BRIEF
Without the pictures, return all of the material exactly as written.

┌──

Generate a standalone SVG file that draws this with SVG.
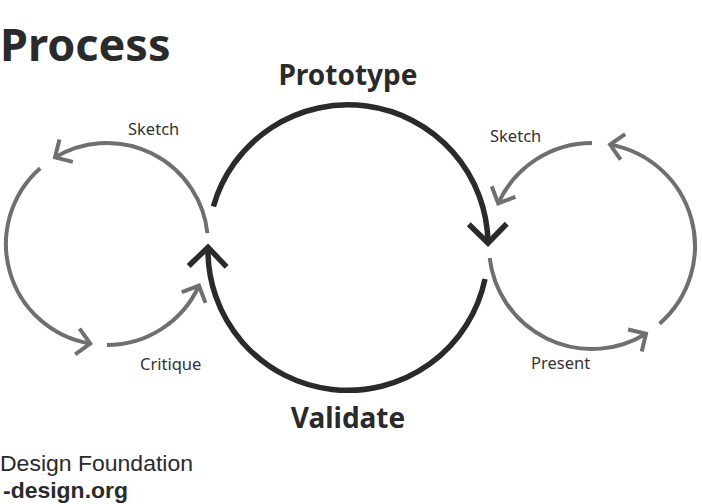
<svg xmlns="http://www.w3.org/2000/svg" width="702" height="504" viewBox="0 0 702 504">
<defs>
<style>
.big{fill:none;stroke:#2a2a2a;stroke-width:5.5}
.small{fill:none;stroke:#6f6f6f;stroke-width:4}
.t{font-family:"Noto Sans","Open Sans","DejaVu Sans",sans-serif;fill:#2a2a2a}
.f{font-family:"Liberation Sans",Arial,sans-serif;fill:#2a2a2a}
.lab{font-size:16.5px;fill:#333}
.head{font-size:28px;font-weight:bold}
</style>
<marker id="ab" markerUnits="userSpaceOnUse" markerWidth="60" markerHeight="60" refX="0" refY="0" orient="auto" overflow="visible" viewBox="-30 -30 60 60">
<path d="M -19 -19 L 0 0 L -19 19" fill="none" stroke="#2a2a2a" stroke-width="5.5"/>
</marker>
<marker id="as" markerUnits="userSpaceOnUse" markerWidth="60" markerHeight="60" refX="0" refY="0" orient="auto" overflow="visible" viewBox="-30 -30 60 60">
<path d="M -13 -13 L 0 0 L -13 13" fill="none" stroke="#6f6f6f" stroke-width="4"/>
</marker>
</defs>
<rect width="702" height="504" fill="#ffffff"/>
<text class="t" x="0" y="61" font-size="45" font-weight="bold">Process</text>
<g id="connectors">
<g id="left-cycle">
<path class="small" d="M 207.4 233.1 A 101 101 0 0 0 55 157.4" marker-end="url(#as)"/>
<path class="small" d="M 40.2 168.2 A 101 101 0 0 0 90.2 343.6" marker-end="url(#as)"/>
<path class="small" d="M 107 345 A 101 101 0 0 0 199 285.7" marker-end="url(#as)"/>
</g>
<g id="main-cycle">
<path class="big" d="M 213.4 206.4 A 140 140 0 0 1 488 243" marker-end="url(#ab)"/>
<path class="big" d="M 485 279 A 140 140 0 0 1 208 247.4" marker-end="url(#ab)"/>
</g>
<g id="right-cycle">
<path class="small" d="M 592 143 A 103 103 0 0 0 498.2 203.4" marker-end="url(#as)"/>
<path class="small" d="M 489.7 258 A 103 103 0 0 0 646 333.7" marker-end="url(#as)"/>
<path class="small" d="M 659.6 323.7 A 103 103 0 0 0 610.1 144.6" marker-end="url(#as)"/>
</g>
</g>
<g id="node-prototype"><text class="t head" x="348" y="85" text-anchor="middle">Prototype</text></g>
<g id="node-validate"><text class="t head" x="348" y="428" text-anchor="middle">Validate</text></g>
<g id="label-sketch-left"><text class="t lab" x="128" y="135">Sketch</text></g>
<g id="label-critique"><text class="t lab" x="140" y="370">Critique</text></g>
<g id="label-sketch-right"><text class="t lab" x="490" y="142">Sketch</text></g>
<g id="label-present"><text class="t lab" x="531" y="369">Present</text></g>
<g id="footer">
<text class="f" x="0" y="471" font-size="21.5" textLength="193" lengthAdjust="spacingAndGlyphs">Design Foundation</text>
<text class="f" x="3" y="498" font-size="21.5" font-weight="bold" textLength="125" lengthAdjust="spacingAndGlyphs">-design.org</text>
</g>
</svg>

└──

COMPLETED EXERCISE
Generate a standalone SVG file that draws this with SVG.
<svg xmlns="http://www.w3.org/2000/svg" width="702" height="504" viewBox="0 0 702 504">
<defs>
<style>
.big{fill:none;stroke:#2a2a2a;stroke-width:5.5}
.small{fill:none;stroke:#6f6f6f;stroke-width:4}
.t{font-family:"Noto Sans","Open Sans","DejaVu Sans",sans-serif;fill:#2a2a2a}
.f{font-family:"Liberation Sans",Arial,sans-serif;fill:#2a2a2a}
.lab{font-size:16.5px;fill:#333}
.head{font-size:28px;font-weight:bold}
</style>
<marker id="ab" markerUnits="userSpaceOnUse" markerWidth="60" markerHeight="60" refX="0" refY="0" orient="auto" overflow="visible" viewBox="-30 -30 60 60">
<path d="M -19 -19 L 0 0 L -19 19" fill="none" stroke="#2a2a2a" stroke-width="5.5"/>
</marker>
<marker id="as" markerUnits="userSpaceOnUse" markerWidth="60" markerHeight="60" refX="0" refY="0" orient="auto" overflow="visible" viewBox="-30 -30 60 60">
<path d="M -13 -13 L 0 0 L -13 13" fill="none" stroke="#6f6f6f" stroke-width="4"/>
</marker>
</defs>
<rect width="702" height="504" fill="#ffffff"/>
<text class="t" x="0" y="61" font-size="45" font-weight="bold">Process</text>
<g id="connectors">
<g id="left-cycle">
<path class="small" d="M 207.4 233.1 A 101 101 0 0 0 55 157.4" marker-end="url(#as)"/>
<path class="small" d="M 40.2 168.2 A 101 101 0 0 0 90.2 343.6" marker-end="url(#as)"/>
<path class="small" d="M 107 345 A 101 101 0 0 0 199 285.7" marker-end="url(#as)"/>
</g>
<g id="main-cycle">
<path class="big" d="M 213.4 206.4 A 140 140 0 0 1 488 243" marker-end="url(#ab)"/>
<path class="big" d="M 485 279 A 140 140 0 0 1 208 247.4" marker-end="url(#ab)"/>
</g>
<g id="right-cycle">
<path class="small" d="M 592 143 A 103 103 0 0 0 498.2 203.4" marker-end="url(#as)"/>
<path class="small" d="M 489.7 258 A 103 103 0 0 0 646 333.7" marker-end="url(#as)"/>
<path class="small" d="M 659.6 323.7 A 103 103 0 0 0 610.1 144.6" marker-end="url(#as)"/>
</g>
</g>
<g id="node-prototype"><text class="t head" x="348" y="85" text-anchor="middle">Prototype</text></g>
<g id="node-validate"><text class="t head" x="348" y="428" text-anchor="middle">Validate</text></g>
<g id="label-sketch-left"><text class="t lab" x="128" y="135">Sketch</text></g>
<g id="label-critique"><text class="t lab" x="140" y="370">Critique</text></g>
<g id="label-sketch-right"><text class="t lab" x="490" y="142">Sketch</text></g>
<g id="label-present"><text class="t lab" x="531" y="369">Present</text></g>
<g id="footer">
<text class="f" x="0" y="471" font-size="21.5" textLength="193" lengthAdjust="spacingAndGlyphs">Design Foundation</text>
<text class="f" x="3" y="498" font-size="21.5" font-weight="bold" textLength="125" lengthAdjust="spacingAndGlyphs">-design.org</text>
</g>
</svg>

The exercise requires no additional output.